Defendant sought unsuccessfully to have vacated convictions and sentences resulting from pleas of non vult to two accusations for breaking and entering in violation of N.J.S. 2 A:94-1. The Appellate Division affirmed, and one judge having dissented, defendant appealed to us as of right. State v. McDonald, 50 N.J. Super. 1 (App. Div. 1958).

As appears in the opinion of the Appellate Division (50 N.J. Super., at p. 3), we heretofore directed an inquiry to determine whether there in fact had been two discrete criminal events. We were moved so to order because the accusations were identically worded and defendant had contended in the trial court that he had only been charged with one crime and only one sentence could be imposed. Upon further inquiry, it appeared conclusively that two criminal acts had been committed and hence there was no illegality in that regard.

Defendant now advances a different proposition, to wit, that the accusations erroneously described the places invaded

[30 NJ Page 128]

by him as "the dwelling house and convent of the Sisters of Saint Dominick," whereas according to the original complaints one was "the premises at St. John's Convent, 3042 Hudson Boulevard, Jersey City, N.J., the property of St. John's Roman Catholic Church" and the other was "the premises at St. Paul's Convent, 20 Greenville Avenue, Jersey City, N.J., the property of St. Paul's Roman Catholic Church," and so he pleaded to crimes he did not commit. The issue of alleged misdescription not having been raised below, there is no record with respect to it. For all we know, there may be a satisfactory explanation. At any rate, even if we assume there was a misdescription and not merely an incomplete designation of the two premises entered, there is no basis for vacating the judgments.

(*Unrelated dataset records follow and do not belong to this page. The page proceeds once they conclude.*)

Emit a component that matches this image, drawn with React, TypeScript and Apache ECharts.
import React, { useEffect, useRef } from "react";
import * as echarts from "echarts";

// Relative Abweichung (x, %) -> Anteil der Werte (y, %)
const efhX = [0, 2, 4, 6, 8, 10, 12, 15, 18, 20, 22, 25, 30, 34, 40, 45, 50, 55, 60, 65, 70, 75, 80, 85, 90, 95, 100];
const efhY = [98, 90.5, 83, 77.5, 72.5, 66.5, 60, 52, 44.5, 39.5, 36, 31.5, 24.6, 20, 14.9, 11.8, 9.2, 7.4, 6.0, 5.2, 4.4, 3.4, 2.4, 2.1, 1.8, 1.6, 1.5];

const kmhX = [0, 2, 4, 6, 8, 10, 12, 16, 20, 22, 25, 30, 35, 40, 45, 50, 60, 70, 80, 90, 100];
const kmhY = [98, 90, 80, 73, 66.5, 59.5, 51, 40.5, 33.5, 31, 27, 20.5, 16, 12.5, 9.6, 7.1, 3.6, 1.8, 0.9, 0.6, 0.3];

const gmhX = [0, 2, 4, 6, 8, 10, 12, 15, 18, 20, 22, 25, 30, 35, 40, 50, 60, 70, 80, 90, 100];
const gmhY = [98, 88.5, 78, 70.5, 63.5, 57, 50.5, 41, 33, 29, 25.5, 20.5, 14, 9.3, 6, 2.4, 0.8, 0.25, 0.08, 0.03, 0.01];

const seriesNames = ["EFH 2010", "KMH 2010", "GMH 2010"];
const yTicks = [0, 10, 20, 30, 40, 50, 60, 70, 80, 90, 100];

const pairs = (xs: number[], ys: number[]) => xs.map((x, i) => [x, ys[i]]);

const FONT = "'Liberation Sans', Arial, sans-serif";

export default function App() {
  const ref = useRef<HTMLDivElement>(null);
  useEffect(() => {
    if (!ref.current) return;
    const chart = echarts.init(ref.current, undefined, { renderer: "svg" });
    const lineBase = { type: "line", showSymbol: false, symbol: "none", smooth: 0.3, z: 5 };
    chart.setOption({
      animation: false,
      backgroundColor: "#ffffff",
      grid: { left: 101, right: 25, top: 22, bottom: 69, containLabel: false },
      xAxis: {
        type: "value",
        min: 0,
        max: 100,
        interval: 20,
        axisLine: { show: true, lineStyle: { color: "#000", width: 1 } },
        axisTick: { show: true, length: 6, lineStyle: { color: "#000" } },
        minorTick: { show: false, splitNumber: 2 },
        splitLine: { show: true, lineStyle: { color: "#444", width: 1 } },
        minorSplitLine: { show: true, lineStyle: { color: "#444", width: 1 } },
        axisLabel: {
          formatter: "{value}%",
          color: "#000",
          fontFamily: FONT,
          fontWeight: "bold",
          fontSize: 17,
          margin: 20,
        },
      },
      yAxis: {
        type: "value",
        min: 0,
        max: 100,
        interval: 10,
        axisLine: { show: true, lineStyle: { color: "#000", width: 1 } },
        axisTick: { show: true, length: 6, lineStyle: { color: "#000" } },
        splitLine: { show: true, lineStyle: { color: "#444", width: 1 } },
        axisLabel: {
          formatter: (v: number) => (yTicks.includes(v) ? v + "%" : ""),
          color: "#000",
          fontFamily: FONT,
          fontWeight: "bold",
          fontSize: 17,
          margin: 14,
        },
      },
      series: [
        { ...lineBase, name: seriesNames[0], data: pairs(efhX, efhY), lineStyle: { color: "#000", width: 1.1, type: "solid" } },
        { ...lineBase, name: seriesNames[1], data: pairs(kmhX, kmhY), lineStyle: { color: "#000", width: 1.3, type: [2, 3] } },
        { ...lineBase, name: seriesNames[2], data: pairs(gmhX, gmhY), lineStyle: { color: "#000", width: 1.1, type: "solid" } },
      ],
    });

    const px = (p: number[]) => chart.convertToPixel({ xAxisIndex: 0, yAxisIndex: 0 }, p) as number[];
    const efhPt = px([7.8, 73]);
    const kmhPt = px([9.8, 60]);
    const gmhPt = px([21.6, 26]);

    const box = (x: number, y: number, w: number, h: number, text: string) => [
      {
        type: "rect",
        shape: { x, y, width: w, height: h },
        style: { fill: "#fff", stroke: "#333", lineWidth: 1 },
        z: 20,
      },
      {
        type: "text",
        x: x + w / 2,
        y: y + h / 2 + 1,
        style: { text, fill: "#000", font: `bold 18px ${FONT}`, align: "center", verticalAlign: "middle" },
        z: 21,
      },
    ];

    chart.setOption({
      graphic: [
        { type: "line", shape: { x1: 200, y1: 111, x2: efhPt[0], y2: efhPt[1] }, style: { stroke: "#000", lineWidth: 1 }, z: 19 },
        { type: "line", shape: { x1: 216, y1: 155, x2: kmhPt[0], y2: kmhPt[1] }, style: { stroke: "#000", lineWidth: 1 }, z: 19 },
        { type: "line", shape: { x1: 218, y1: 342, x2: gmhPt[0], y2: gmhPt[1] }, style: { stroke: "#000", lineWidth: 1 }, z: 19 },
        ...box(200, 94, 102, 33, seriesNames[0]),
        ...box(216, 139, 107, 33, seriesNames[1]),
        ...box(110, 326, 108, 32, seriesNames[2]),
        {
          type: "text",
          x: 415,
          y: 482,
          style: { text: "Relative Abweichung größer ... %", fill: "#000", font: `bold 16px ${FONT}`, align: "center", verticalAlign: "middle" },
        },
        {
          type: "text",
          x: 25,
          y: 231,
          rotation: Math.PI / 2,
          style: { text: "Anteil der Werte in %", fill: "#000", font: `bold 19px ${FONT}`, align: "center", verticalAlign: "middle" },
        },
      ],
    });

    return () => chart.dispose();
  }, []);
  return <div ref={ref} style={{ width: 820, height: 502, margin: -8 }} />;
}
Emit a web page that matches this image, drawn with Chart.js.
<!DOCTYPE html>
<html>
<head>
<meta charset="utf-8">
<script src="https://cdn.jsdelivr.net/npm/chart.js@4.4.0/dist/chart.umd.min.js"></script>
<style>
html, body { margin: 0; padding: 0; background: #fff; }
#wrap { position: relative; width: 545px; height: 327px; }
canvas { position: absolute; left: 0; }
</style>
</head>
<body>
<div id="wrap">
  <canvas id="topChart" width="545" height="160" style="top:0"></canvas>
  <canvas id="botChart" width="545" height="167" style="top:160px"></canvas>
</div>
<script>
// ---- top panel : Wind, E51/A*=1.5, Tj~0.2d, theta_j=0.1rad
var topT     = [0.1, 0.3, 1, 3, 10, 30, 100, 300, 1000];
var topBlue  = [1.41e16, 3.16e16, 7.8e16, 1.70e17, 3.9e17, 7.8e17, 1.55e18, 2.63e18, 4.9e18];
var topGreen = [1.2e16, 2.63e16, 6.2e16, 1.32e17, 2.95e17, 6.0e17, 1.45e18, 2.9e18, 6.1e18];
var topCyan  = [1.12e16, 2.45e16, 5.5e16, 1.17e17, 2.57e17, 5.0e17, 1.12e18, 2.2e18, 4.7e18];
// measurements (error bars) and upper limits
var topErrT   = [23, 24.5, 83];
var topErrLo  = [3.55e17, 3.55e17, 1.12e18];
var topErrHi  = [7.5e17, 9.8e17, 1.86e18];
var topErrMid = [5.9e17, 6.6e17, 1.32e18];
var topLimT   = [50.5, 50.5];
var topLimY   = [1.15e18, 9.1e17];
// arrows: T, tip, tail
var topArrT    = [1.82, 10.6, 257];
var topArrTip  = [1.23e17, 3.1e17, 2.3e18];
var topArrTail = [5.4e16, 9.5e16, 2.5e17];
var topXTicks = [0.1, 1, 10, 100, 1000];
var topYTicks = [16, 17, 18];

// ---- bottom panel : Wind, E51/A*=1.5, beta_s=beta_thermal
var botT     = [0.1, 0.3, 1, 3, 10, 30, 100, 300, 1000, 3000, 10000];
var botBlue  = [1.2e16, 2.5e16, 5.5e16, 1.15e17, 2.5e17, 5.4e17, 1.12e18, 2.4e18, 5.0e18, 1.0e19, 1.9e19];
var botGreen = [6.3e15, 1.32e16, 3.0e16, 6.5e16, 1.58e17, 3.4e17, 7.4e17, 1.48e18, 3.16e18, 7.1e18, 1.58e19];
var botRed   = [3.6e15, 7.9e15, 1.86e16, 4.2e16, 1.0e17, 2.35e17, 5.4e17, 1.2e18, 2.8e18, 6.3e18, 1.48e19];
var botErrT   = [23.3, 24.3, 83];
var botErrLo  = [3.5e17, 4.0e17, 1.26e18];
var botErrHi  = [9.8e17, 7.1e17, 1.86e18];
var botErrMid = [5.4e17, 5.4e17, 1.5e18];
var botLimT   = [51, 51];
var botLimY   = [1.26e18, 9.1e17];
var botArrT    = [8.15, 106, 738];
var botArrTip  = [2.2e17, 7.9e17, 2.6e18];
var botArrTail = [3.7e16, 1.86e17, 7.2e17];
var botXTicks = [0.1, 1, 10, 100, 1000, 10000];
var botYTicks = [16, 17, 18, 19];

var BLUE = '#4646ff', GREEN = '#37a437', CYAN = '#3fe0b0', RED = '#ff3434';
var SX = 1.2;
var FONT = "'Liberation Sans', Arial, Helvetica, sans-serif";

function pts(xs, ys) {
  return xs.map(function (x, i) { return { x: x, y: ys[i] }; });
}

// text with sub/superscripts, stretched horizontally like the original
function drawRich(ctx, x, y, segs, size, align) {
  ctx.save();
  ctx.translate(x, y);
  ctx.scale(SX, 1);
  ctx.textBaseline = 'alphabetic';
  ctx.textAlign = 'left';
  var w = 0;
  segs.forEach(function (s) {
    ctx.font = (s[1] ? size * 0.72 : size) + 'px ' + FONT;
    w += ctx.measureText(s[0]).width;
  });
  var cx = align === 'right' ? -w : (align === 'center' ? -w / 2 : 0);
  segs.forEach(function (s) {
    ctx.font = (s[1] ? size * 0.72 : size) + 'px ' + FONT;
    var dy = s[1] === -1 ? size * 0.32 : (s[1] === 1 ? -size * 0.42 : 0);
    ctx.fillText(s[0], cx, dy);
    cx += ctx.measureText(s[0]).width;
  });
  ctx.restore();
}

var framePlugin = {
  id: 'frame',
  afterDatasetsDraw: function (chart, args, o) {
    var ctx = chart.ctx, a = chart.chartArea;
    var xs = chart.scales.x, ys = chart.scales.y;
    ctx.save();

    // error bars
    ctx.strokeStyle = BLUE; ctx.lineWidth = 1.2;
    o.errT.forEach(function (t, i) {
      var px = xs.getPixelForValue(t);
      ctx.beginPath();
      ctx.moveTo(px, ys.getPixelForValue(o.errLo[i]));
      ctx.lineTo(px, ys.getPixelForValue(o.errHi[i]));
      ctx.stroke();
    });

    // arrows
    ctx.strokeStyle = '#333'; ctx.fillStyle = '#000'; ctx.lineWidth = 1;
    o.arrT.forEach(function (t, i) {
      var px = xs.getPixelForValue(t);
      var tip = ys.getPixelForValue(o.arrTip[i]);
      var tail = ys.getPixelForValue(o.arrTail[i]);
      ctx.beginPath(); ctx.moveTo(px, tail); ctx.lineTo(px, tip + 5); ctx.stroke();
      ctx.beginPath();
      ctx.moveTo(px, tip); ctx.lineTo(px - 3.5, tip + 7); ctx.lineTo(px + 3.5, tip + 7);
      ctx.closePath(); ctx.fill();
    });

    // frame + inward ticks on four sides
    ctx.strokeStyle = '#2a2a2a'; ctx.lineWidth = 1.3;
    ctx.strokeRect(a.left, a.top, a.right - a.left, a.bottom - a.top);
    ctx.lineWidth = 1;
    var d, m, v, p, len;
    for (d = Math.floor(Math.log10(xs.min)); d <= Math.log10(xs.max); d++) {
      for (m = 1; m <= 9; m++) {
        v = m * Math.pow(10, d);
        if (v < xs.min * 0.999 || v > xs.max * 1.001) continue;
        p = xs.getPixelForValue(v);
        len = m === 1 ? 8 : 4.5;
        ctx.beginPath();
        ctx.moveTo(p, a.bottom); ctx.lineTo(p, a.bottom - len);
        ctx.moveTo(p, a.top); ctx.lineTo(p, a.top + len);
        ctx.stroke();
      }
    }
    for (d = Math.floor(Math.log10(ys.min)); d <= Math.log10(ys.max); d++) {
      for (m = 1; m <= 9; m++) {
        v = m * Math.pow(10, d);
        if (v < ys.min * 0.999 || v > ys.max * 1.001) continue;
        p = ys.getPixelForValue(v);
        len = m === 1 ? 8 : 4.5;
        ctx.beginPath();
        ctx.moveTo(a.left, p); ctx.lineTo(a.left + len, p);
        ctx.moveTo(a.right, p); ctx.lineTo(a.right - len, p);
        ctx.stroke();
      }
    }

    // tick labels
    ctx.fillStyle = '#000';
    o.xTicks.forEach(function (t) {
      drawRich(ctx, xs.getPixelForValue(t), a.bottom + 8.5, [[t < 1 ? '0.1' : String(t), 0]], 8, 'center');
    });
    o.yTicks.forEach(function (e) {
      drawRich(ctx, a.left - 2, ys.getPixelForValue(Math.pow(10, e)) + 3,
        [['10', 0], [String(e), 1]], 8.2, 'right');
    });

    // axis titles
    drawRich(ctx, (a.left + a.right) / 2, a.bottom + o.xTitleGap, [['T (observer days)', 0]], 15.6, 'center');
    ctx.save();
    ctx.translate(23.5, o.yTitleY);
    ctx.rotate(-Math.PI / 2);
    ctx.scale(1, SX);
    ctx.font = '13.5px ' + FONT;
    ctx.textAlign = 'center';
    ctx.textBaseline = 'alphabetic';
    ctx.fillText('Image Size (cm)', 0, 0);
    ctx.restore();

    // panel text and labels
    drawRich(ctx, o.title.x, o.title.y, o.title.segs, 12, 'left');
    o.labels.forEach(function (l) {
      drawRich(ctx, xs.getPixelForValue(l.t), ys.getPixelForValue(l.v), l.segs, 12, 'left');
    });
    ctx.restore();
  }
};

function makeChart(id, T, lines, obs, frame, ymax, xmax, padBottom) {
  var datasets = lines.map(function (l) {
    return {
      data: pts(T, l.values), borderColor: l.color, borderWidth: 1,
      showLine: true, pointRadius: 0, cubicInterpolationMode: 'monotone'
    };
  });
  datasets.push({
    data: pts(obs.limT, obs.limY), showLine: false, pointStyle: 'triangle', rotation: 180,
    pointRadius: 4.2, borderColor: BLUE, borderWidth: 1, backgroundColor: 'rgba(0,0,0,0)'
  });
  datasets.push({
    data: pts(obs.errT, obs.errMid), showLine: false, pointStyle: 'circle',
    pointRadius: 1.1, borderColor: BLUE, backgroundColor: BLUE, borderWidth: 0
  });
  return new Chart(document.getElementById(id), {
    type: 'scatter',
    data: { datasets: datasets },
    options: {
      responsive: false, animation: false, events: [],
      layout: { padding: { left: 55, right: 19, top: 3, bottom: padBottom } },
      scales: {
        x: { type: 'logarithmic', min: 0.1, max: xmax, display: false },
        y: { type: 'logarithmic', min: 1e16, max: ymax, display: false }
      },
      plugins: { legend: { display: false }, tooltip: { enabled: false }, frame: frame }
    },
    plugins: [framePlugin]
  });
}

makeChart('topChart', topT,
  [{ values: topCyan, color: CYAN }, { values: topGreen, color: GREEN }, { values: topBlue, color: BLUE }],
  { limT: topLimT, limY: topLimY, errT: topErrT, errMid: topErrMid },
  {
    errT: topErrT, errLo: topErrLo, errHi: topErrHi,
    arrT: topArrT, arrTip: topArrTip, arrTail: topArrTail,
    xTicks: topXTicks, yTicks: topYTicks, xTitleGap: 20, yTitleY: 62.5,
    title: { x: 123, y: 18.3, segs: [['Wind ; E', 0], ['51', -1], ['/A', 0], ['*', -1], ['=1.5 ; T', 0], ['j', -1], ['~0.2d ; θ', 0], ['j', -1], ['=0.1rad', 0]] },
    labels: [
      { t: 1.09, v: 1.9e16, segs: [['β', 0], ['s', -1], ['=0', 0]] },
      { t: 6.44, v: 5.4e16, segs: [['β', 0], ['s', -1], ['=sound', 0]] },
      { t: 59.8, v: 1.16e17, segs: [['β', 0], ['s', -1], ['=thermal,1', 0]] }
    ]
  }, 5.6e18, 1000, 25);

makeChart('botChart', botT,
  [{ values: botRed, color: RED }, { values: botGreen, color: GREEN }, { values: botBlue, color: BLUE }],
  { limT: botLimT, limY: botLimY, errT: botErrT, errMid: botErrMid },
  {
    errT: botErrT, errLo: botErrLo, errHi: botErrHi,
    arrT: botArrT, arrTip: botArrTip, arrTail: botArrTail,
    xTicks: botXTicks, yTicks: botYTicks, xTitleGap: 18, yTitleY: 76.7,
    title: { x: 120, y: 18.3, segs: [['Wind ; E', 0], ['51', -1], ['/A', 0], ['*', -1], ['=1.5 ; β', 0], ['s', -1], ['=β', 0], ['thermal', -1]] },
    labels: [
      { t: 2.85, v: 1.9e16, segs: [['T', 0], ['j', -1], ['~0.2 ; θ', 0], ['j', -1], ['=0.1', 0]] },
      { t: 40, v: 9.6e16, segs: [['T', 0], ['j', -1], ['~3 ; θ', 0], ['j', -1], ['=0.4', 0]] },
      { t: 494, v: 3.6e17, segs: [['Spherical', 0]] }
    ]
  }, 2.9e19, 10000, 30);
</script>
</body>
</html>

There is no question as to guilt. Defendant confessed both the crimes set forth in the original complaints. He voluntarily executed waivers of his constitutional rights to indictment and to trial by jury. He freely offered pleas of non vult to both accusations. At the time of pleading, his counsel noticed the identical phrasing of the accusations, and in response to a question defendant admitted in open court that he had made two entries on the same day. There is no doubt that defendant desired and intended to waive indictment and plead non vult to one charge of entering the convent at St. John's Church and another of entering that at St. Paul's Church on the same day, and that he understood the accusations to so charge him despite the identical and incomplete language used with respect to the locations involved. Even though there may have been some confusion in the mind of his attorney at the time, it is clear that defendant appreciated he was in fact waiving indictment and pleading to the confessed offenses and knew the accusations were not intended to charge anything else.

We can find no grievance other than the hypothetical one now pressed, to wit, that should defendant again be charged with breaking and entering, the description used in the accusations would deprive him of a plea of double jeopardy.

[30 NJ Page 129]

His fear is unrealistic, but he is entitled to have it allayed if he desires. It can easily be done by an amendment which will make the proceedings coincide completely with the intention of the State and defendant. We can perceive no denial of any constitutional or other right in that course. We are not concerned with the question whether an indictment could be thus amended over opposition nor with a claim of denial of opportunity to prepare to defend against an indictment as amended. Defendant waived his right to indictment and also his right to defend. He was not misled. The sole possible prejudice is with respect to further prosecutions and as to that he may easily be assured.

The judgment is affirmed, with authority in the trial court, upon defendant's seasonable motion, if he desires to make one, to amend any misdescription of the premises or to complete the description in the accusations and waivers nunc pro tunc to conform to the complaints.